##### MATERIAL

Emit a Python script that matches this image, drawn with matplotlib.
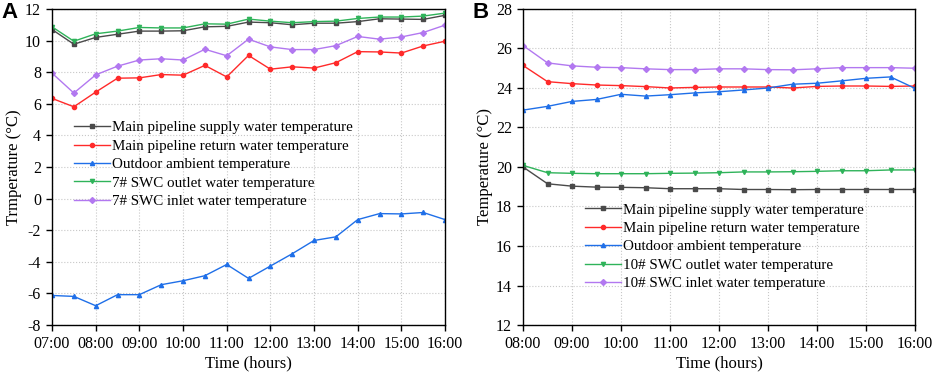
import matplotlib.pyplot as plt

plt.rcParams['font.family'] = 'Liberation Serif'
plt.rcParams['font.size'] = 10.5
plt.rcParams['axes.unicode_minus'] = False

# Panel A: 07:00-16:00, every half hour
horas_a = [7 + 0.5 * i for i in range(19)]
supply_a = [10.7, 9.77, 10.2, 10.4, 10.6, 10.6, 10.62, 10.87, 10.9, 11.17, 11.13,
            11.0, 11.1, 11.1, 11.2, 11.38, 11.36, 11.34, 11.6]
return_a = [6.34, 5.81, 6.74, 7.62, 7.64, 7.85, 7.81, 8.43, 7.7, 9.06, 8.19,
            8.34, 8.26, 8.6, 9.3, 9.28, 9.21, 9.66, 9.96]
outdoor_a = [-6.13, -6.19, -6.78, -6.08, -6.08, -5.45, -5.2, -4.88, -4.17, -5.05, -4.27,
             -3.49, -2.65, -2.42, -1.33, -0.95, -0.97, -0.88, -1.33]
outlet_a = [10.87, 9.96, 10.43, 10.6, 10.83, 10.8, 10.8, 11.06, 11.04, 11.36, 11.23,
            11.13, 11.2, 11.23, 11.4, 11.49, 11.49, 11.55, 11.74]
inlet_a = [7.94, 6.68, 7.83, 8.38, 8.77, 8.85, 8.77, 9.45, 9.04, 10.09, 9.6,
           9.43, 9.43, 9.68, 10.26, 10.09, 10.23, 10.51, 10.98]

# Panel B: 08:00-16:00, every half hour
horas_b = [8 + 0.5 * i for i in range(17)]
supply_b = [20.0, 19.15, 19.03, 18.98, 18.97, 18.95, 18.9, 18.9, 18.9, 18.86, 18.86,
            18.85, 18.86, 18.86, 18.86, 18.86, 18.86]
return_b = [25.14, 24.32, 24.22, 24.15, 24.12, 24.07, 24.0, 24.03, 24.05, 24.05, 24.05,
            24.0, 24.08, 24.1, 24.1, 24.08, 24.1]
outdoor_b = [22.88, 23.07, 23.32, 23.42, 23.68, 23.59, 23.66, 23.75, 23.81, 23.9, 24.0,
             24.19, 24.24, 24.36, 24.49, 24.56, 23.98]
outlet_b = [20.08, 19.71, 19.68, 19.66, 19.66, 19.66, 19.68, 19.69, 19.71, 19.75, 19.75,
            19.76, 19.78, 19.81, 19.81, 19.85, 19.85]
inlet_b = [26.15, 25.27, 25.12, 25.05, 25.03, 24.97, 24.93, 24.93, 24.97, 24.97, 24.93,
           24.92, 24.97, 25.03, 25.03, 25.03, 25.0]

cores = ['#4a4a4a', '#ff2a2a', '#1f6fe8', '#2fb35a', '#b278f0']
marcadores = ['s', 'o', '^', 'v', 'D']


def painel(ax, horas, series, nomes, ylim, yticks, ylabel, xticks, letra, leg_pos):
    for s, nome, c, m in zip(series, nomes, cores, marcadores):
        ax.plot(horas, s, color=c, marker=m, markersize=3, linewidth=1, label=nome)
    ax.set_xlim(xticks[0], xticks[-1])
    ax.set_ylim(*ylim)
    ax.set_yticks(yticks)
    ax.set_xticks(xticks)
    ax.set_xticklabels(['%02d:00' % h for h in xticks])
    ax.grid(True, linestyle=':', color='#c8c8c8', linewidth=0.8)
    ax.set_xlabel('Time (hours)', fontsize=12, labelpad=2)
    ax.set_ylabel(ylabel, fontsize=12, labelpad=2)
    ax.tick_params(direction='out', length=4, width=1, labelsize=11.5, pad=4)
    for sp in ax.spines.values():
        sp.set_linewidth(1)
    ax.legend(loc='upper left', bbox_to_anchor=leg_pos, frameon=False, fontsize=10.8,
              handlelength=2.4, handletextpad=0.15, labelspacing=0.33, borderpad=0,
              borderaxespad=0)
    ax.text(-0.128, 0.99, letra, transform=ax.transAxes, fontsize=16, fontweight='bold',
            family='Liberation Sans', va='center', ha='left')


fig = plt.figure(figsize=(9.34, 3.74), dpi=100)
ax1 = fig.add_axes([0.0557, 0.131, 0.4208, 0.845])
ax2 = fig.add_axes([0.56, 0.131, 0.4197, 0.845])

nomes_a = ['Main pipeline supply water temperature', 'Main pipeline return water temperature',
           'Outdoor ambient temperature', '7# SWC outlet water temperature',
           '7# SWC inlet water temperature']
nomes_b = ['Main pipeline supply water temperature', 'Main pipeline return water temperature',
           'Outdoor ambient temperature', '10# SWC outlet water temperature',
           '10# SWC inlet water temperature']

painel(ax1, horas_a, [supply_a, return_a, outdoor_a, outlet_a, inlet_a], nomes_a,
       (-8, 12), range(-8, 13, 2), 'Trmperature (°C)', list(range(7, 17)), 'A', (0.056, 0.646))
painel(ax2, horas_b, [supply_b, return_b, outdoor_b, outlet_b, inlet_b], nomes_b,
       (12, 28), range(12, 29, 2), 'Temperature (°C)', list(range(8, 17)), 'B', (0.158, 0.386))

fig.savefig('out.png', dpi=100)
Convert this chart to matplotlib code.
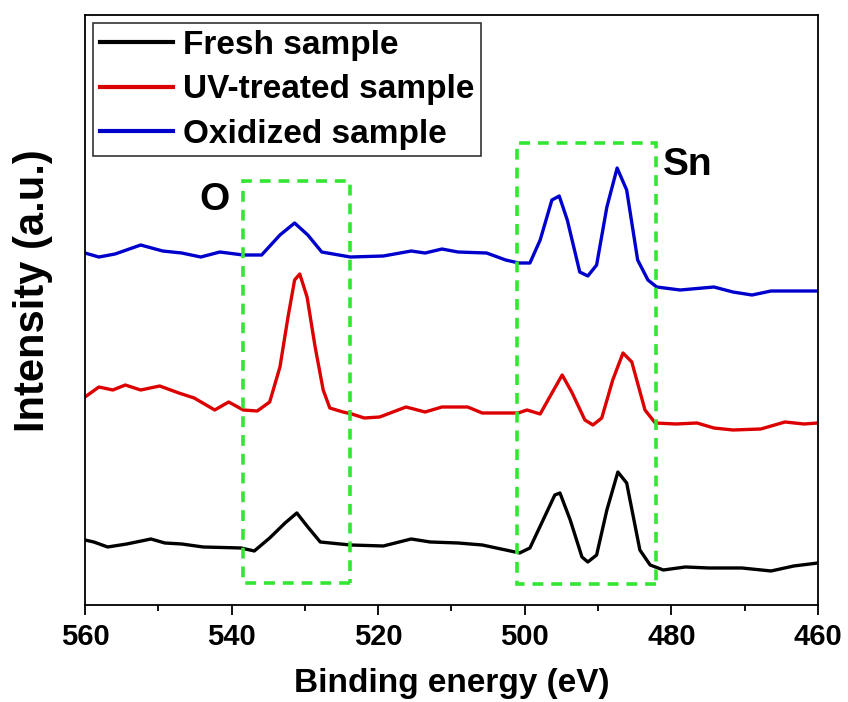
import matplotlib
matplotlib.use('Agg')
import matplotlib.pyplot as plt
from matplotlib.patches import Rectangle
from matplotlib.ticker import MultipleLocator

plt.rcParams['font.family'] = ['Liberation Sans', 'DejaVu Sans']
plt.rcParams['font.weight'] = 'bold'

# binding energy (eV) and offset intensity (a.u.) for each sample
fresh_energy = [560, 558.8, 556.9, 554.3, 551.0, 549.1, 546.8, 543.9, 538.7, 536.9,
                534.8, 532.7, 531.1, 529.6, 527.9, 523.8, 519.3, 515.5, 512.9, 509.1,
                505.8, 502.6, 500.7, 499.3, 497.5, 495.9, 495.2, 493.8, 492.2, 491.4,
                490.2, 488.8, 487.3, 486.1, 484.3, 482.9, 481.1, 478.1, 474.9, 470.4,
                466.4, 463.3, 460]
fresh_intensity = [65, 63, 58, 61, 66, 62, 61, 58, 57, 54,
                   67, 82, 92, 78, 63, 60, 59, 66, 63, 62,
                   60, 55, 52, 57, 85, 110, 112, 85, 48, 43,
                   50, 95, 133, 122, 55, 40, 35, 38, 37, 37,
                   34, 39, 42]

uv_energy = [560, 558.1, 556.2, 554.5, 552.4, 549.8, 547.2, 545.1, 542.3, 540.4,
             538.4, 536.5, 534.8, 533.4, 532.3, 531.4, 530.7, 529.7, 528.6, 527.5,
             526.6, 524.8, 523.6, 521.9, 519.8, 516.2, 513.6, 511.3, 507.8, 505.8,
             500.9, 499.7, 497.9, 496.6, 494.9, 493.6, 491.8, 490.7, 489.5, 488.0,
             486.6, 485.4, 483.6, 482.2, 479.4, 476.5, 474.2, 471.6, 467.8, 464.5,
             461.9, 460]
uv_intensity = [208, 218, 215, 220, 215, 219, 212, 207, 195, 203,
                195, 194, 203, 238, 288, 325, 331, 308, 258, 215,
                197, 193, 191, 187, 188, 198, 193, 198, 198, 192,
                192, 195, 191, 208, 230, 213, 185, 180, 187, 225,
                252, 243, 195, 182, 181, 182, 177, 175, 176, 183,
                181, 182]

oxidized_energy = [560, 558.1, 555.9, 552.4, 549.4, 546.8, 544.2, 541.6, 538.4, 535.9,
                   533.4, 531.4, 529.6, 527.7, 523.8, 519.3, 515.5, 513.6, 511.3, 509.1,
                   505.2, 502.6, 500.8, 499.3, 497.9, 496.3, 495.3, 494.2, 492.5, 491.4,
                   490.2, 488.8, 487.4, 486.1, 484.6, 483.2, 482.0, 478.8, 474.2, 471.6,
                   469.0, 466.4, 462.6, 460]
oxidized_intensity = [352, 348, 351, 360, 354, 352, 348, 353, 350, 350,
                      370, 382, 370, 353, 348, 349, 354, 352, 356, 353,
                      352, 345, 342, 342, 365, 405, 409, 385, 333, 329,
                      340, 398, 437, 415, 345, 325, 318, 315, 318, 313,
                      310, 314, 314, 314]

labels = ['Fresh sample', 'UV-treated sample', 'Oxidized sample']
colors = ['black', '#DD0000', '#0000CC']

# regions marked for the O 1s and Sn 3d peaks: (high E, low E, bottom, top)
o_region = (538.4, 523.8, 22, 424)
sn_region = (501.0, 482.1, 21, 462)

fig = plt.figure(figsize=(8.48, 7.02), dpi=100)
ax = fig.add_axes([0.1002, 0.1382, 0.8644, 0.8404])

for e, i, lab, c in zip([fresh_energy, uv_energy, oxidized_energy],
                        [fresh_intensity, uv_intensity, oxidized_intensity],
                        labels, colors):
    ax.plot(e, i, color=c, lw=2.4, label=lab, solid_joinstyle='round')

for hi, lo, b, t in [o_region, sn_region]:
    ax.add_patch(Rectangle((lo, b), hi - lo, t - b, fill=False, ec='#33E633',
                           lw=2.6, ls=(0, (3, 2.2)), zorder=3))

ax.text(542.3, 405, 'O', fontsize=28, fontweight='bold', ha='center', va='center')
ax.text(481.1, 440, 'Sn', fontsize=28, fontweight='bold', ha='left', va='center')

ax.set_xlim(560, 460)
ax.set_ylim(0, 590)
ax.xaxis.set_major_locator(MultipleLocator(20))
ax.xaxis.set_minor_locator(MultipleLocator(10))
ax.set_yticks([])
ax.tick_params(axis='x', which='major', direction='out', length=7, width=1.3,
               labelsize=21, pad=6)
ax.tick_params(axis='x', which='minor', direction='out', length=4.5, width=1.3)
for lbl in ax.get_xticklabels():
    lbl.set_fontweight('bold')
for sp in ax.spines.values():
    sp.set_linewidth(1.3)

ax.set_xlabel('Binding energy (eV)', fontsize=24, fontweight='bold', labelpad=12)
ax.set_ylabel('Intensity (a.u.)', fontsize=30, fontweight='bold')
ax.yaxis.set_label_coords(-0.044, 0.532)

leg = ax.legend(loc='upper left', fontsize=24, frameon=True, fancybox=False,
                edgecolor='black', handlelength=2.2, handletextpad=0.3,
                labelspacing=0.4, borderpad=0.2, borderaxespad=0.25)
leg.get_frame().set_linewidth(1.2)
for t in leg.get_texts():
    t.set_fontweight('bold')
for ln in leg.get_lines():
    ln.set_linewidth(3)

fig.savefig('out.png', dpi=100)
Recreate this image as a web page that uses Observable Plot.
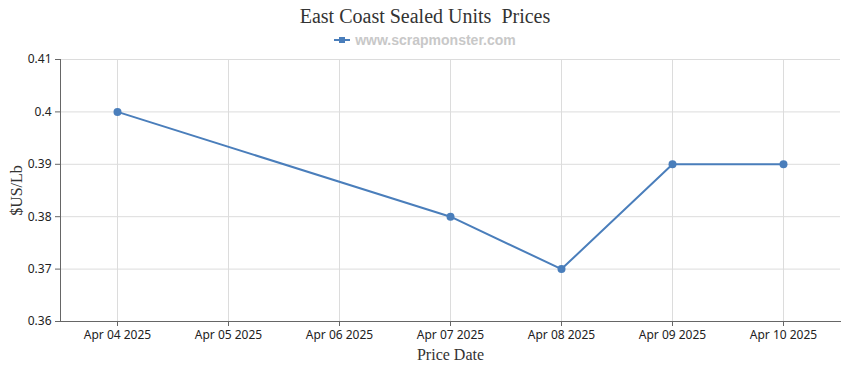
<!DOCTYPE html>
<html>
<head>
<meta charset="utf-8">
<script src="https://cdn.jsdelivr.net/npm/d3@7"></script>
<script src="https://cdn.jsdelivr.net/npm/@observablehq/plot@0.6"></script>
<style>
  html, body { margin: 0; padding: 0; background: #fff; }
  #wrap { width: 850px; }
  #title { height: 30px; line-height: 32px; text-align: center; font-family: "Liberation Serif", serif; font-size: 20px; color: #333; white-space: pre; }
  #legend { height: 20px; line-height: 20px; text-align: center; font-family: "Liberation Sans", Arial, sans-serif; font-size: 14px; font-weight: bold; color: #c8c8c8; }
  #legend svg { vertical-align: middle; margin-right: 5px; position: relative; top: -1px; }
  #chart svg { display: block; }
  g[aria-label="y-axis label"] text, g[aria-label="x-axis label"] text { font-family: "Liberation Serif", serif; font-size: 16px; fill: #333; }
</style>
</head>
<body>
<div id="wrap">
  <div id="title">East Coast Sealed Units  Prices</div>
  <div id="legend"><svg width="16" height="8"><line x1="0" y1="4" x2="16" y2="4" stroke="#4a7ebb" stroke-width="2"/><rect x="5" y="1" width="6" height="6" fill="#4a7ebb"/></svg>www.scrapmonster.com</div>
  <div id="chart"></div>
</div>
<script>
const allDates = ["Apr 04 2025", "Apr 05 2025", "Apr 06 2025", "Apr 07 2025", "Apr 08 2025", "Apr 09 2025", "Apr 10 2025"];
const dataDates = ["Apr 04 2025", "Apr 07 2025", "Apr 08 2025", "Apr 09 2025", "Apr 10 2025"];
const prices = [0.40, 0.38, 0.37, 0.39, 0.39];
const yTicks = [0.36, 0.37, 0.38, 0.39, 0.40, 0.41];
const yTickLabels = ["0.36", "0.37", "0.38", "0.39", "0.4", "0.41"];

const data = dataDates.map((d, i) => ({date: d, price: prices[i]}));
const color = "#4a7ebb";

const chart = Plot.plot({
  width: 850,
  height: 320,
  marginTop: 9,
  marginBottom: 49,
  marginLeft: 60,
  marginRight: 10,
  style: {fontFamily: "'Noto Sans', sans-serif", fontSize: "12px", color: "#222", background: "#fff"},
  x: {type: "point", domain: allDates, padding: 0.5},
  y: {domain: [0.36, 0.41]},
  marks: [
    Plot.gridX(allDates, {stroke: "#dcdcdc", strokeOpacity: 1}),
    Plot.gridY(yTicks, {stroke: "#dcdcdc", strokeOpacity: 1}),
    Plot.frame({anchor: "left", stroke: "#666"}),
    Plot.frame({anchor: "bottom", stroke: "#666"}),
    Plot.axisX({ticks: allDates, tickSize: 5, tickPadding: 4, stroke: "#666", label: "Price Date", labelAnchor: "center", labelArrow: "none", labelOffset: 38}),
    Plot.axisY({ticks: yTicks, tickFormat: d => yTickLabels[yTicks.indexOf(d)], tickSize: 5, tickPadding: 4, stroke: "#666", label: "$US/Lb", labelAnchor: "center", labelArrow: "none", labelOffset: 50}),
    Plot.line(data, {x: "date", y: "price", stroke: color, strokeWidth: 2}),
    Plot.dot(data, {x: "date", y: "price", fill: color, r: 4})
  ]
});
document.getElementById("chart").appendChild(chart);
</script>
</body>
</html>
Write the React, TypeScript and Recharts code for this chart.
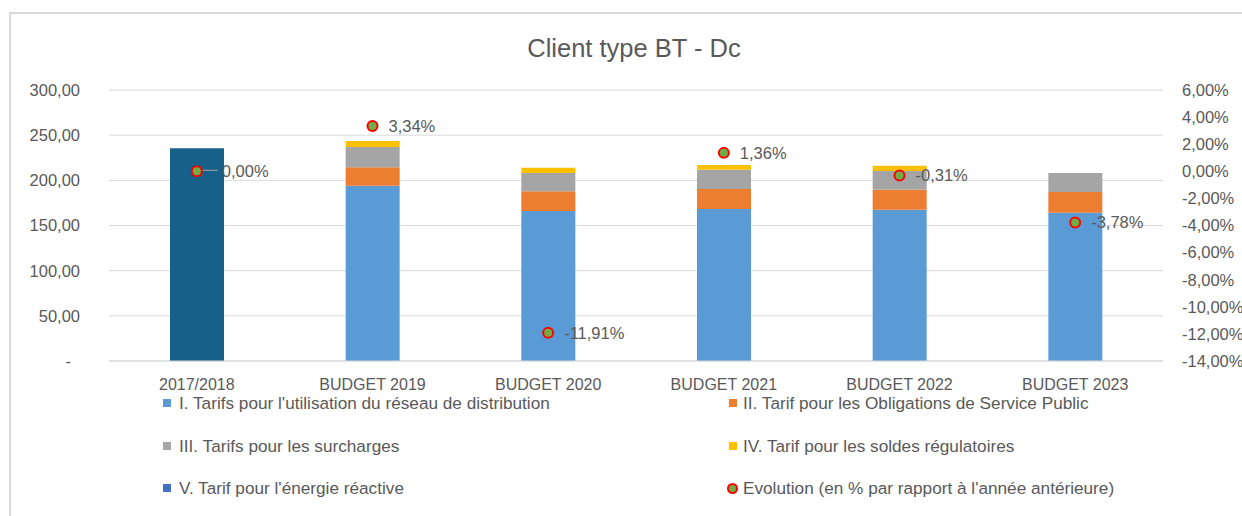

##########

AIM OF THE EXERCISE:
Skip the pictures and quote each line of the entries above, from the first through the line with "9.43, 9.43, 9.68, 10.26, 10.09, 10.23, 10.51, 10.98]", exactly as it appears.

RESULT:
Emit a Python script that matches this image, drawn with matplotlib.
import matplotlib.pyplot as plt

plt.rcParams['font.family'] = 'Liberation Serif'
plt.rcParams['font.size'] = 10.5
plt.rcParams['axes.unicode_minus'] = False

# Panel A: 07:00-16:00, every half hour
horas_a = [7 + 0.5 * i for i in range(19)]
supply_a = [10.7, 9.77, 10.2, 10.4, 10.6, 10.6, 10.62, 10.87, 10.9, 11.17, 11.13,
            11.0, 11.1, 11.1, 11.2, 11.38, 11.36, 11.34, 11.6]
return_a = [6.34, 5.81, 6.74, 7.62, 7.64, 7.85, 7.81, 8.43, 7.7, 9.06, 8.19,
            8.34, 8.26, 8.6, 9.3, 9.28, 9.21, 9.66, 9.96]
outdoor_a = [-6.13, -6.19, -6.78, -6.08, -6.08, -5.45, -5.2, -4.88, -4.17, -5.05, -4.27,
             -3.49, -2.65, -2.42, -1.33, -0.95, -0.97, -0.88, -1.33]
outlet_a = [10.87, 9.96, 10.43, 10.6, 10.83, 10.8, 10.8, 11.06, 11.04, 11.36, 11.23,
            11.13, 11.2, 11.23, 11.4, 11.49, 11.49, 11.55, 11.74]
inlet_a = [7.94, 6.68, 7.83, 8.38, 8.77, 8.85, 8.77, 9.45, 9.04, 10.09, 9.6,
           9.43, 9.43, 9.68, 10.26, 10.09, 10.23, 10.51, 10.98]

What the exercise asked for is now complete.